Kisah kedua adalah Mba Friska. Pagi tadi, sebuah chat masuk ke whatsapp saya, menanyakan buku, yang bagi saya adalah hal yang biasa. Yang tidak biasanya, pemilik nomor itu mengatakan ingin datang ke toko, mau lihat langsung buku-bukunya. Setelah saya jelaskan bahwa saya belum memiliki toko dan buku-buku hanya ada di rumah, singkat cerita dalam waktu satu jam pemiliki nomor itu sudah sampai ke rumah berdasarkan kisi-kisi seadanya yang saya beri via chat, tanpa tersesat samasekali. Perempuan muda itu mengenalkan diri sebagai Friska.

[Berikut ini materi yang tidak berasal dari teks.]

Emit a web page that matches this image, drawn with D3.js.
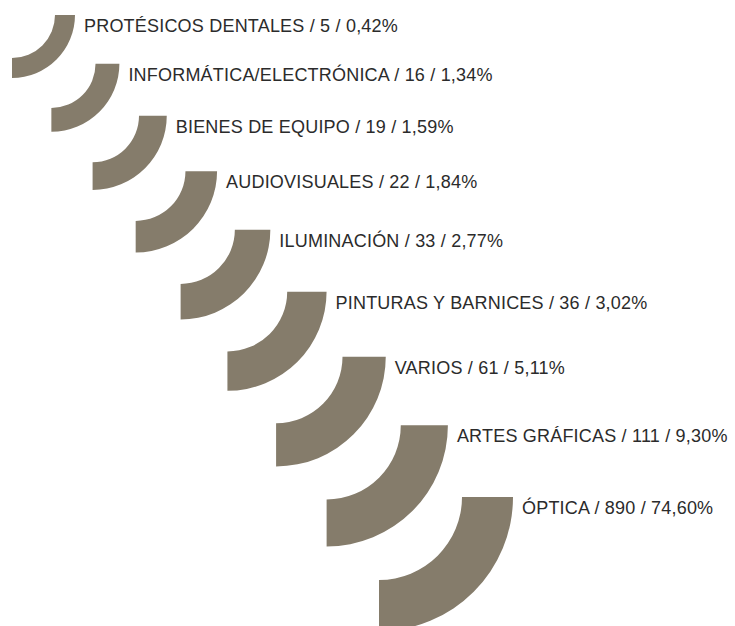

Dari obrolan kesana kemari akhirnya ketahuan kalau usia kita sama dan almamater SMA kita juga sama, hanya berbeda angkatannya. Mba Friska bercerita panjang lebar tentang pengalaman literasinya di kota ini, tempat nongkrong kita dulu sama (lamin pohon), dan beberapa teman kita pun sama. Di penghujung kunjungannya ia mengutarakan bahwa ia merasa perlu membeli buku karena membutuhkan teman untuk menghabiskan waktu yang cukup panjang minggu depan. Hari Senin nanti ia akan menjalani operasi kecil dan salah satu persiapannya adalah membeli buku baru!

Dalam satu minggu ini pertemuan saya dengan beberapa orang baru membuat saya berpikir dua kali tentang betapa poin ketiga yang disampaikan Aan Mansyur dua tahun lalu itu ternyata bukan hal yang sepele. Kalau Mas Denis bilang, di mana pun buku akan mempertemukan pecintanya. Ya, saya pun percaya kadang-kadang hanya masalah waktu saja saya dipertemukan dengan orang-orang seperti Mas Denis dan Mba Friska. Saya percaya buku akan mempertemukan pecintanya dengan pecinta yang lainnya. Tapi, bagaimana Semesta Kata mempertemukan saya dengan Mas Denis dan Mba Friska yang kemudian juga mempertemukan Mas Denis ke lingkaran yang lebih besar di kota yang baginya asing ini, benar-benar membukakan mata saya tentang bagaimana cara buku bekerja sebagai sebuah media sosial. Buku merupakan sebuah media sosial yang bisa membuat orang asing menjadi sangat akrab dalam waktu yang singkat, karena orang yang membaca buku pasti mengenali orang lain yang juga membaca buku. Ada karakter-karakter yang terbentuk ketika seseorang sungguh-sungguh membaca buku, dan kesamaan-kesamaan itulah yang memudahkan dua pembaca yang bertemu untuk beradaptasi bagi satu sama lain. Betapa ajaibnya buku bekerja.